We’re at Intel’s ISTEP software event in Barcelona, getting a deep dive into the world of parallel computing. It’s an interesting place to be, as the physics of silicon has put an end to the seemingly constant increase in speed and power of processors. Sure, you can keep packing in the transistors (especially with the latest 32nm foundries starting to kick out the chips), but thermal effects mean that clock rates won’t go any faster – and in many cases will be slower. 1.2GHz to 2GHz will be the norm, with performance processors peaking at 3GHz or so. You’ll buy the latest and greatest PC and it’ll be slower than the machine you’re currently using.
Well, unless your software is taking advantage of the extra cores in your CPU. Most operating systems handle some of the multitasking for you, scheduling different applications on different cores, giving you a performance boost on existing software, but there are applications which really need the extra power. Fancy building a massive multi-gigapixel panorama of a world city? You’re going to need plenty of processor to stitch those images together – so you’ll need software that can use those cores. That’s what Intel’s trying to get the development world to do – use new compiler technologies to build multiprocessor applications right from the very start.
It’s something that James Reinders from Intel thinks about a lot. As far as he’s concerned, “Parallelism is here to stay”, and it’s not just silicon that’s driving it. It’s also the explosion in data – ten times as much data stored and used over five years, and the rate is still accelerating. He’s clear that we need multicore systems to process it, just to keep up. Working with one thing at a time, he says “Is a dead end.”
And it’s up to software developers to change things.
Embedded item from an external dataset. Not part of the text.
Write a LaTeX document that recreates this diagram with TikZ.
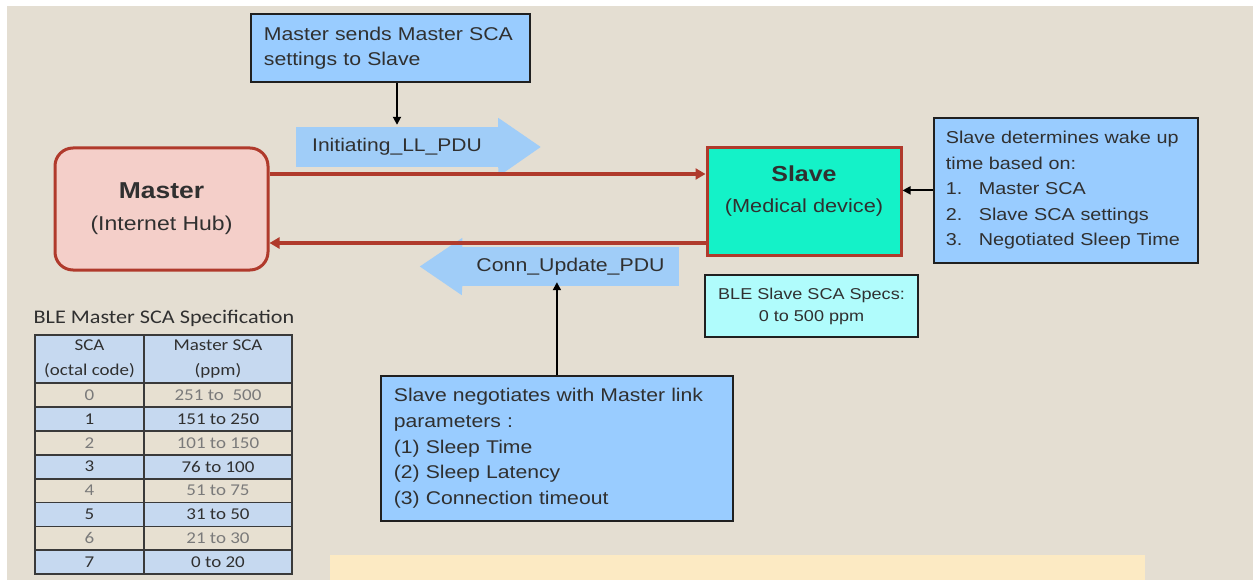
\documentclass[tikz,border=0pt]{standalone}
\usepackage{fontspec}
\setmainfont{Liberation Sans}[FakeStretch=1.15]
\newfontfamily\tblfont{Carlito}[FakeStretch=1.15]
\usetikzlibrary{arrows.meta}
\definecolor{bg}{HTML}{E4DED2}
\definecolor{boxblue}{HTML}{99CCFF}
\definecolor{boxline}{HTML}{202020}
\definecolor{pdublue}{HTML}{A0CDF8}
\definecolor{masterfill}{HTML}{F4CFC9}
\definecolor{redl}{HTML}{B03A2C}
\definecolor{slavefill}{HTML}{14F2C8}
\definecolor{specfill}{HTML}{B0FCFC}
\definecolor{tblue}{HTML}{C6D9F0}
\definecolor{tbeige}{HTML}{E7E0D1}
\definecolor{tline}{HTML}{3A3A3A}
\definecolor{tgray}{HTML}{7A7A7A}
\definecolor{tdark}{HTML}{303030}
\definecolor{yel}{HTML}{FCEAC3}
\newcommand\myfs[2]{\fontsize{#1}{#2}\selectfont}
\begin{document}
\begin{tikzpicture}[x=1pt,y=-1pt,
  bluebox/.style={draw=boxline, line width=1.8pt, fill=boxblue, inner xsep=13pt, inner ysep=0pt, align=left, anchor=north west, text=tdark},
  pdubody/.style={fill=pdublue, inner sep=0pt, text=tdark},
  redline/.style={draw=redl, line width=3.2pt, -{Triangle[length=10pt,width=11pt]}},
  blkarrow/.style={draw=black, line width=1.8pt, -{Triangle[length=8pt,width=8pt]}},
  cell/.style={draw=tline, line width=1.8pt, inner sep=0pt, minimum height=23.9pt, font=\tblfont\myfs{16.5}{20}},
]
\useasboundingbox (0,0) rectangle (1253,580);
\fill[white] (0,0) rectangle (1253,580);
\fill[bg] (7,6) rectangle (1253,580);
\fill[yel] (330,555) rectangle (1145,580);

% top box
\node[bluebox, text width=253pt, minimum height=68pt, font=\myfs{18.5}{25}] (top) at (250,13)
  {Master sends Master SCA\\settings to Slave};

% Initiating PDU arrow
\node[pdubody, minimum width=203pt, minimum height=40pt, font=\myfs{18.3}{22}] (init) at (397,147)
  {Initiating\_LL\_PDU};
\fill[pdublue] ([xshift=-0.5pt]init.north east) -- ++(0,-9) -- ([xshift=42pt]init.east) -- ([yshift=-9pt]init.south east) -- ([xshift=-0.5pt]init.south east) -- cycle;
\draw[blkarrow] (top.south -| init.north) -- ([yshift=2pt]init.north);

% Conn update PDU arrow
\node[pdubody, minimum width=217pt, minimum height=39pt, font=\myfs{18.5}{22}] (conn) at (570.5,266.5)
  {Conn\_Update\_PDU};
\fill[pdublue] ([xshift=0.5pt]conn.north west) -- ++(0,-9) -- ([xshift=-42pt]conn.west) -- ([yshift=-9pt]conn.south west) -- ([xshift=0.5pt]conn.south west) -- cycle;

% Master
\node[draw=redl, line width=3pt, fill=masterfill, rounded corners=18pt, minimum width=213pt, minimum height=122pt, align=center, text=tdark, font=\myfs{20}{32}] (master) at (161.5,209)
  {{\myfs{23}{32}\textbf{Master}}\\(Internet Hub)};

% Slave
\node[draw=redl, line width=3pt, fill=slavefill, minimum width=194pt, minimum height=107pt,
  label={[align=center, yshift=10pt, text=tdark, font=\myfs{18.9}{31}]center:{{\myfs{21.7}{31}\textbf{Slave}}\\(Medical device)}}] (slave) at (804,201.5) {};

% red connectors
\coordinate (mu) at ([yshift=35pt]master.east);
\coordinate (ml) at ([yshift=-34pt]master.east);
\draw[redline] (mu) -- (mu -| slave.west);
\draw[redline] (ml -| slave.west) -- (ml);

% right box
\node[bluebox, inner xsep=12pt, text width=240pt, minimum height=145pt, font=\myfs{17.2}{25.5}] (rbox) at (933,117)
  {Slave determines wake up\\time based on:\\
   \makebox[33pt][l]{1.}Master SCA\\
   \makebox[33pt][l]{2.}Slave SCA settings\\
   \makebox[33pt][l]{3.}Negotiated Sleep Time};
\draw[blkarrow] (rbox.west) -- (rbox.west -| slave.east);

% slave specs
\node[draw=boxline, line width=1.6pt, fill=specfill, minimum width=213pt, minimum height=62pt, align=center, text=tdark, font=\myfs{15.7}{22}] (spec) at (811.5,306)
  {BLE Slave SCA Specs:\\0 to 500 ppm};

% bottom box
\node[bluebox, text width=326pt, minimum height=145pt, font=\myfs{18.4}{25.8}] (bbox) at (380,375)
  {Slave negotiates with Master link\\parameters :\\(1) Sleep Time\\(2) Sleep Latency\\(3) Connection timeout};
\draw[blkarrow, shorten >=-4pt] (bbox.north) -- (bbox.north |- conn.south);

% table
\node[font=\tblfont\myfs{19.3}{22}, text=tdark, inner sep=0pt] (ttitle) at (164,318) {BLE Master SCA Specification};
\node[cell, minimum width=109pt, minimum height=48pt, fill=tblue, align=center, text=tdark, font=\tblfont\myfs{16.5}{25}] (ha) at (89.5,359) {SCA\\(octal code)};
\node[cell, minimum width=148pt, minimum height=48pt, fill=tblue, align=center, text=tdark, font=\tblfont\myfs{16.5}{25}] (hb) at (218,359) {Master SCA\\(ppm)};
\foreach \i/\b in {0/251 to\ \ 500,1/151 to 250,2/101 to 150,3/76 to 100,4/51 to 75,5/31 to 50,6/21 to 30,7/0 to 20}{
  \pgfmathsetmacro\yc{383+23.9*\i+11.95}
  \ifodd\i \def\rowfill{tblue}\def\rowtext{tdark}\else\def\rowfill{tbeige}\def\rowtext{tgray}\fi
  \node[cell, minimum width=109pt, fill=\rowfill, text=\rowtext] (a\i) at (89.5,\yc) {\i};
  \node[cell, minimum width=148pt, fill=\rowfill, text=\rowtext] (b\i) at (218,\yc) {\b};
}
\end{tikzpicture}
\end{document}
Lessons from the high performance computing world (where parallel computing has been the norm for decades) need to translate down on to the desktop, and even further, with embedded systems using Atom soon getting multicore capabilities.
Part of what Intel’s doing to encourage multicore development is its Parallel Studio, which plugs into Microsoft’s Visual Studio IDE, and adds tools for understanding and managing parallelism in applications (a beta for Visual Studio 2010 is dues soon). What Parallel Studio adds, along with support for Intel’s low level parallel building blocks, are tools for debugging and analysing parallel code. Reinders believes that tools like this are increasingly important, as they provide a valuable level of abstraction. Instead of using native threading calls for parallel development, which tie applications to a specific number of cores, Intel’s tools like its Threading Building Blocks are able to work with any number of cores. With future silicon architectures likely to be an asymmetric mix of large and small cores (mixing smaller capabilities with bigger) or attached processing mixes of standard CPUs and accelerators, abstracting development away from the physical is going to be increasingly important.
Cilk is a compiler-centric implementation of a subset of Threaded Building Blocks, making it easier to add parallel code to your applications. Ct takes a different approach, focusing on working with data, and is another C++ template library. Intel says that these are solutions are intended to become standards, and is working with other compiler vendors to move them to other platforms – and to get feedback on its proposals.
We really like the idea of Cilk – it’s so very simple. All it does is slightly change a handful of keywords, and the compiler then handles the rest, producing code that will run sequentially on single processor machines, or in parallel on machines with more cores. The semantics of Cilk are straightforward, and just modify existing sequential code (changing loops from for to cilk_for) It’ll scale from Atom all the way up to multi-socket Nehalem EX beasts – though only using Intel’s compilers. But then, as Reinders says, “Someone has to be first.” There’s a common resource manager shared between Cilk and OpenMP, but the two remain very separate technologies, Cilk for C and C++, OpenMP for Fortran.
Intel hopes to use the same way of standardising Cilk and Ct as the industry did for OpenMP, with initial separate implementations coming together in an appropriate industry body. Reinders doesn’t think there’s any point in going straight to ISO (or any other general purpose standards body) with either approach, after all, the industry consensus/co-development route is the way C and C++ were developed, and Intel isn’t going to work on a standard with companies or individuals that aren’t going to implement it.
Reinders sees multiple models for parallel processing that form a three level hierarchy. First there’s the typical high performance computing approach of co-ordination and message passing, Below that there’s task parallelism, and then at a lower level, data parallelism. Sometimes they’ll overlap, and the technologies used to deliver them will vary. In the future there’ll be many more technologies from more vendors – and they’ll all work together.